>>>

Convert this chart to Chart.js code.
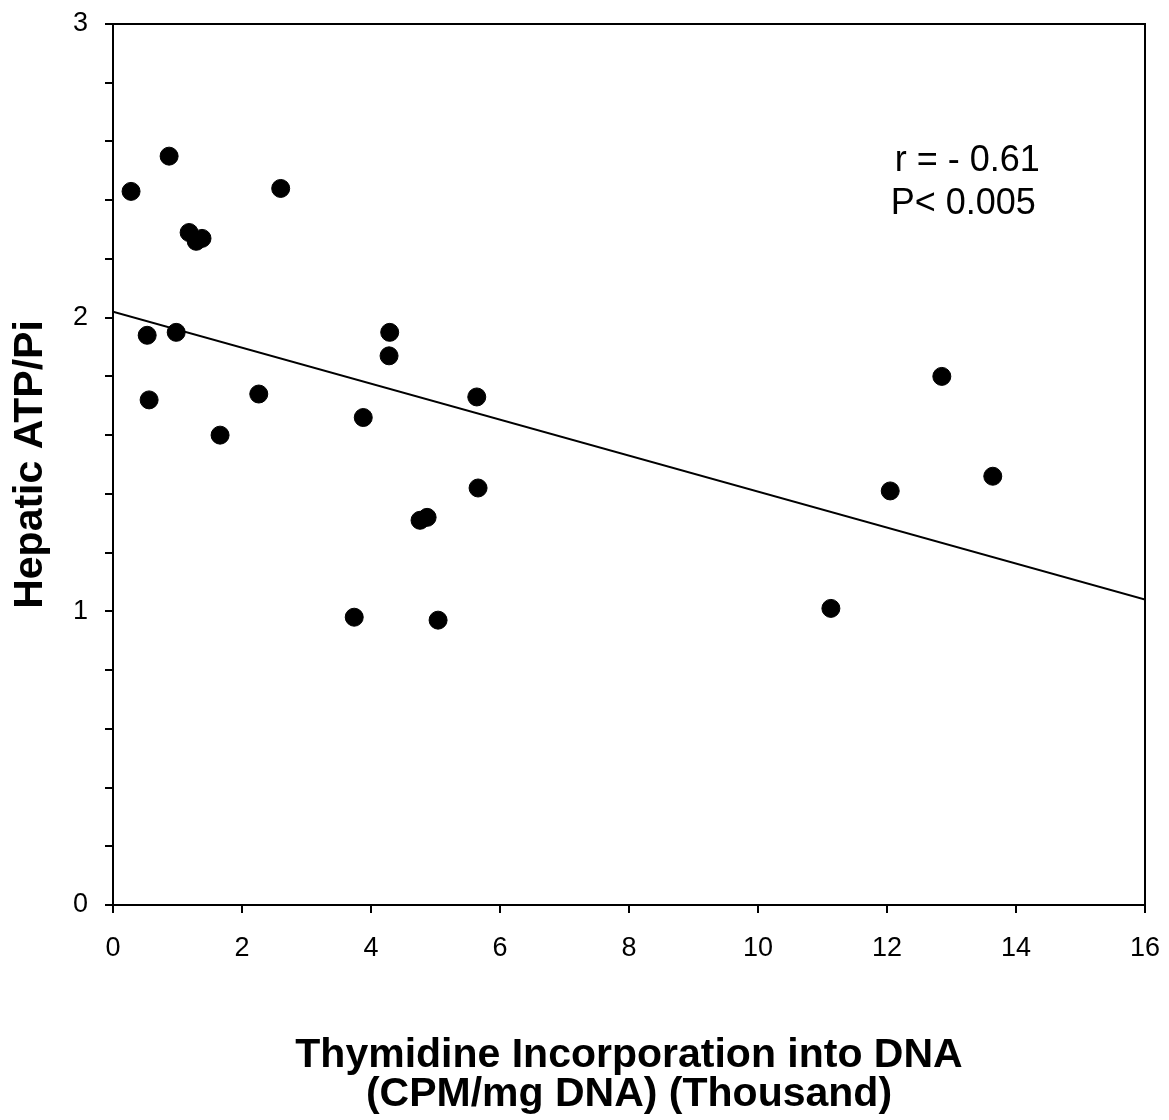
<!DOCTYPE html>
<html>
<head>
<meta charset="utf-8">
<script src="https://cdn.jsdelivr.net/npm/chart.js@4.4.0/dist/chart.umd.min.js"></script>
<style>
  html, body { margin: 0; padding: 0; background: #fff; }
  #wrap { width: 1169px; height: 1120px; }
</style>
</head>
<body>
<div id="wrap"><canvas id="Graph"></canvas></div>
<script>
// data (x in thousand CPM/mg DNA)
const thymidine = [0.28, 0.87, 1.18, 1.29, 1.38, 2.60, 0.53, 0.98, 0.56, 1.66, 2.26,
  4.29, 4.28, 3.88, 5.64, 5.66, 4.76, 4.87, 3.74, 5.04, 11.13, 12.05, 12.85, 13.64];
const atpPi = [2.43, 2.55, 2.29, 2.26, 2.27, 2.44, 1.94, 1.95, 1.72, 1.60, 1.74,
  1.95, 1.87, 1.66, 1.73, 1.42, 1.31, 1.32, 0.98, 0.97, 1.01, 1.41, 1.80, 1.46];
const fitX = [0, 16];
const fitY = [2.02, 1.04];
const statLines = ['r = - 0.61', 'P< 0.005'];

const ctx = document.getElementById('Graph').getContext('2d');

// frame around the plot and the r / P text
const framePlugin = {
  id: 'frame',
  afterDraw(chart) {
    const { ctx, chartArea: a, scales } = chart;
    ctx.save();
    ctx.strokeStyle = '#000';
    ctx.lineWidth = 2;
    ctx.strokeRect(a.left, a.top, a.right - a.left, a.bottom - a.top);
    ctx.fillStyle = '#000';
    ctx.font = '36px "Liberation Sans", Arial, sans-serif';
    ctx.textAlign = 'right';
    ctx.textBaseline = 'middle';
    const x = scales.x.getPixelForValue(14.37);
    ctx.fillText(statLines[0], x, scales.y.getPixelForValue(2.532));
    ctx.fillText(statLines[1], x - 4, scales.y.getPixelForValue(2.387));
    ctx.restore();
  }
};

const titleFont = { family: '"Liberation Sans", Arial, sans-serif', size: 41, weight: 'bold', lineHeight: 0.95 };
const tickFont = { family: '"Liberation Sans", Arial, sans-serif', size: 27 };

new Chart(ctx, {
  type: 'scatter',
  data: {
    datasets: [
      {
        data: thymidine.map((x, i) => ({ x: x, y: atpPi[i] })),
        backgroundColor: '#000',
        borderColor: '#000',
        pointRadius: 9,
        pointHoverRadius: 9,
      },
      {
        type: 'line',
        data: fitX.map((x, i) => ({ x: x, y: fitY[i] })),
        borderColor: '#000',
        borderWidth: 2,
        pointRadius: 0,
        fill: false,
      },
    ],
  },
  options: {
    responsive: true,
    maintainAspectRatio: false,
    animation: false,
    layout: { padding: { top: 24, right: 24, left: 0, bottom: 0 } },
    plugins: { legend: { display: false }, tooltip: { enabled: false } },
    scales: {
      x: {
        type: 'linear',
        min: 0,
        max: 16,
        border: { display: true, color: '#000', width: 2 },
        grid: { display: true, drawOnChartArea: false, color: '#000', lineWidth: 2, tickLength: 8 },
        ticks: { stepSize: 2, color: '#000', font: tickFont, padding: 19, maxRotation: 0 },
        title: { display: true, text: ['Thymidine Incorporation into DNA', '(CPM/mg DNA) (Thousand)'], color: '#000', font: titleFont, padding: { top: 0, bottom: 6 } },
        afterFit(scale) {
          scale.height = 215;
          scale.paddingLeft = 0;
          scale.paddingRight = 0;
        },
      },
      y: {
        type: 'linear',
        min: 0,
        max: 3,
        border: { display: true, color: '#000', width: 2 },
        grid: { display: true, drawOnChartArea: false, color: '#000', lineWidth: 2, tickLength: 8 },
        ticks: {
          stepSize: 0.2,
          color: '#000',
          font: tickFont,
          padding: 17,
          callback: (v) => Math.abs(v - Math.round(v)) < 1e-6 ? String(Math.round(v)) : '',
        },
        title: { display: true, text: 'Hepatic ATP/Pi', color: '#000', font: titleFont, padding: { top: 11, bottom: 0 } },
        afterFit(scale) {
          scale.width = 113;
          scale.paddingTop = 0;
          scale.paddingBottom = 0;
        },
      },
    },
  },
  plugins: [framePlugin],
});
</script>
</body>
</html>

<<<
>>>

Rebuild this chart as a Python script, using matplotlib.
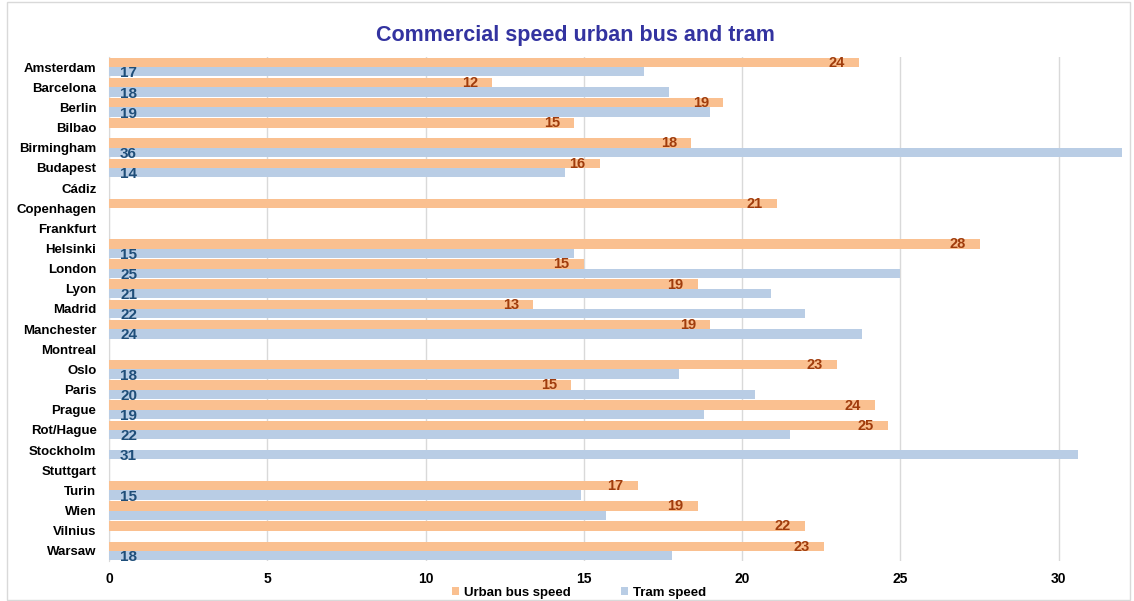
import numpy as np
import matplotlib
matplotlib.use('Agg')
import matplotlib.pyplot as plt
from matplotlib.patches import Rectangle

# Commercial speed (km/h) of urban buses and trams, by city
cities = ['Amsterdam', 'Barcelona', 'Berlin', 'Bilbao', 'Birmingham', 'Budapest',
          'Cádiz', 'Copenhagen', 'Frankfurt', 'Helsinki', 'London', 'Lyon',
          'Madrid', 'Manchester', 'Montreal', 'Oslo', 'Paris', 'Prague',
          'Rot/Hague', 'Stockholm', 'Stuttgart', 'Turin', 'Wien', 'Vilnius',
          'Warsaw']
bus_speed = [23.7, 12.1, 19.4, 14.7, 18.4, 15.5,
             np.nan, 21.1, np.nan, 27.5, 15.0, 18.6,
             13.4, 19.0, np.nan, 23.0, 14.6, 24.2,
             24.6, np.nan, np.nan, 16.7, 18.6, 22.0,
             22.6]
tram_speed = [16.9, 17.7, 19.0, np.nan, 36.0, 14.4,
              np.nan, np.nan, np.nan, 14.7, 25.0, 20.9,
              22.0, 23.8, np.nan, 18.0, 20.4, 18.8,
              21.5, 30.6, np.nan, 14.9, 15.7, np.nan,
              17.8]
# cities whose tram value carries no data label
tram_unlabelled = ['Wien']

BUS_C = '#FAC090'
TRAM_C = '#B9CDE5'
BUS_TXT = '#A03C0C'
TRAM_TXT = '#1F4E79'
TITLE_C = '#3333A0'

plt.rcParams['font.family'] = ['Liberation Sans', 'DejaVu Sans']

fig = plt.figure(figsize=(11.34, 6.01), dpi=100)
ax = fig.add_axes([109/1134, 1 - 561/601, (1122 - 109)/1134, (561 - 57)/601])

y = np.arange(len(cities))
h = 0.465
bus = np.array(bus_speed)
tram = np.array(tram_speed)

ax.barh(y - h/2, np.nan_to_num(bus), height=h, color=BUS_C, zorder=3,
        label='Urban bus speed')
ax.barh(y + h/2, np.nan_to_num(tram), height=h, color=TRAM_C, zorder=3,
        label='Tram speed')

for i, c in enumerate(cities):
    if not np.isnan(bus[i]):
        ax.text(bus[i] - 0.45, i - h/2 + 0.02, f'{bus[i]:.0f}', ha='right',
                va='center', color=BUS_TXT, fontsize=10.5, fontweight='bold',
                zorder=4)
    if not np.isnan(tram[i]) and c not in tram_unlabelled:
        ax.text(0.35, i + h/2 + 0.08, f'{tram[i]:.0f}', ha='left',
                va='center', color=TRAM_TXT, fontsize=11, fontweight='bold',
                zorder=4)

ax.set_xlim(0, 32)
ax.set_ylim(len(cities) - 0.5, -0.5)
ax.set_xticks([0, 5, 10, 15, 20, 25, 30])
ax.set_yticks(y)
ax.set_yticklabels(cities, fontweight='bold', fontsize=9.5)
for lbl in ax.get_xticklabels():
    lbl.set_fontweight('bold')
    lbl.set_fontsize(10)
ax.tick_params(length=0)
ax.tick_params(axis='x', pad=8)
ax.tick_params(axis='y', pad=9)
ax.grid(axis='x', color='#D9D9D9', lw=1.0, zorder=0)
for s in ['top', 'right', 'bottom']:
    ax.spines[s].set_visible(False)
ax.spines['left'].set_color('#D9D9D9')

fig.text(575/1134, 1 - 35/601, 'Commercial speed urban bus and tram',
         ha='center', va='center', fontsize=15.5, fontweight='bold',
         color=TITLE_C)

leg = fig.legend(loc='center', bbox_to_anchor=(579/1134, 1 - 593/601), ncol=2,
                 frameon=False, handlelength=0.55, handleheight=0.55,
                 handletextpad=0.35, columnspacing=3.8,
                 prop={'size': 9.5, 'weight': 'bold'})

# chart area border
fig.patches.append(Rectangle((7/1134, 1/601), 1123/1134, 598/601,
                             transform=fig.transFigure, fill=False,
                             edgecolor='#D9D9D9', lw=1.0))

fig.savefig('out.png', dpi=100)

<<<
>>>

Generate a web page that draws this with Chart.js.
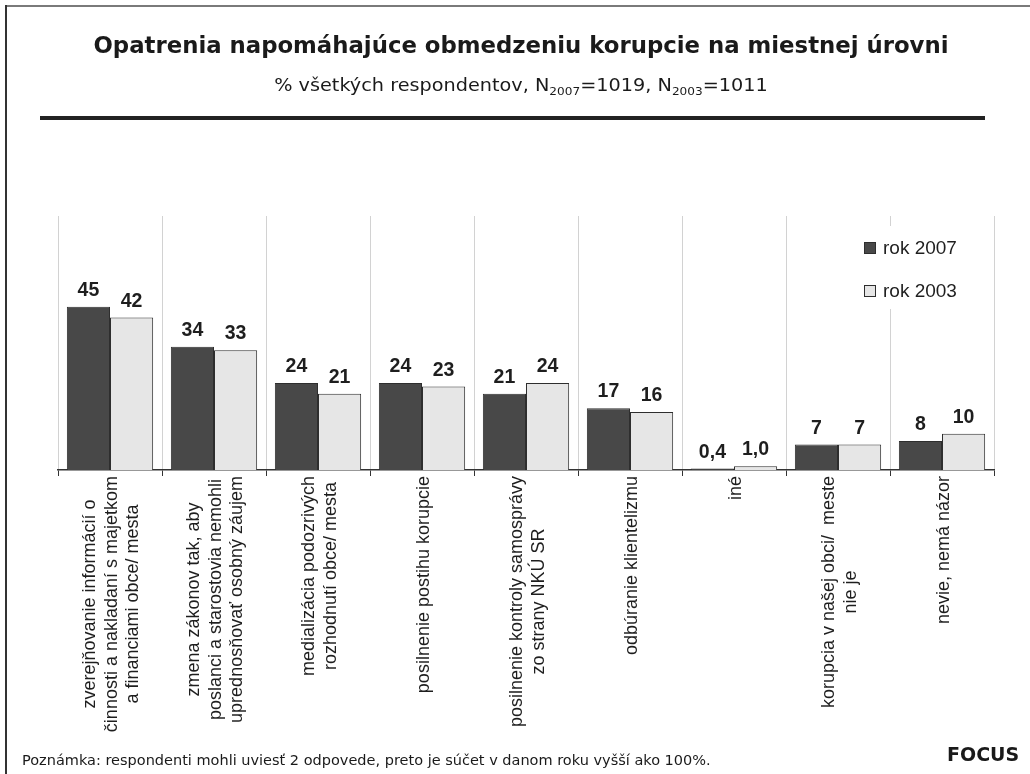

<<<

Work required – Reproduce the entries exactly, from the line with "Convert this chart to Chart.js code." to the line with "const statLines = ['r = - 0.61', 'P< 0.005'];", both lines included, keeping no pictures.

In response –
Convert this chart to Chart.js code.
<!DOCTYPE html>
<html>
<head>
<meta charset="utf-8">
<script src="https://cdn.jsdelivr.net/npm/chart.js@4.4.0/dist/chart.umd.min.js"></script>
<style>
  html, body { margin: 0; padding: 0; background: #fff; }
  #wrap { width: 1169px; height: 1120px; }
</style>
</head>
<body>
<div id="wrap"><canvas id="Graph"></canvas></div>
<script>
// data (x in thousand CPM/mg DNA)
const thymidine = [0.28, 0.87, 1.18, 1.29, 1.38, 2.60, 0.53, 0.98, 0.56, 1.66, 2.26,
  4.29, 4.28, 3.88, 5.64, 5.66, 4.76, 4.87, 3.74, 5.04, 11.13, 12.05, 12.85, 13.64];
const atpPi = [2.43, 2.55, 2.29, 2.26, 2.27, 2.44, 1.94, 1.95, 1.72, 1.60, 1.74,
  1.95, 1.87, 1.66, 1.73, 1.42, 1.31, 1.32, 0.98, 0.97, 1.01, 1.41, 1.80, 1.46];
const fitX = [0, 16];
const fitY = [2.02, 1.04];
const statLines = ['r = - 0.61', 'P< 0.005'];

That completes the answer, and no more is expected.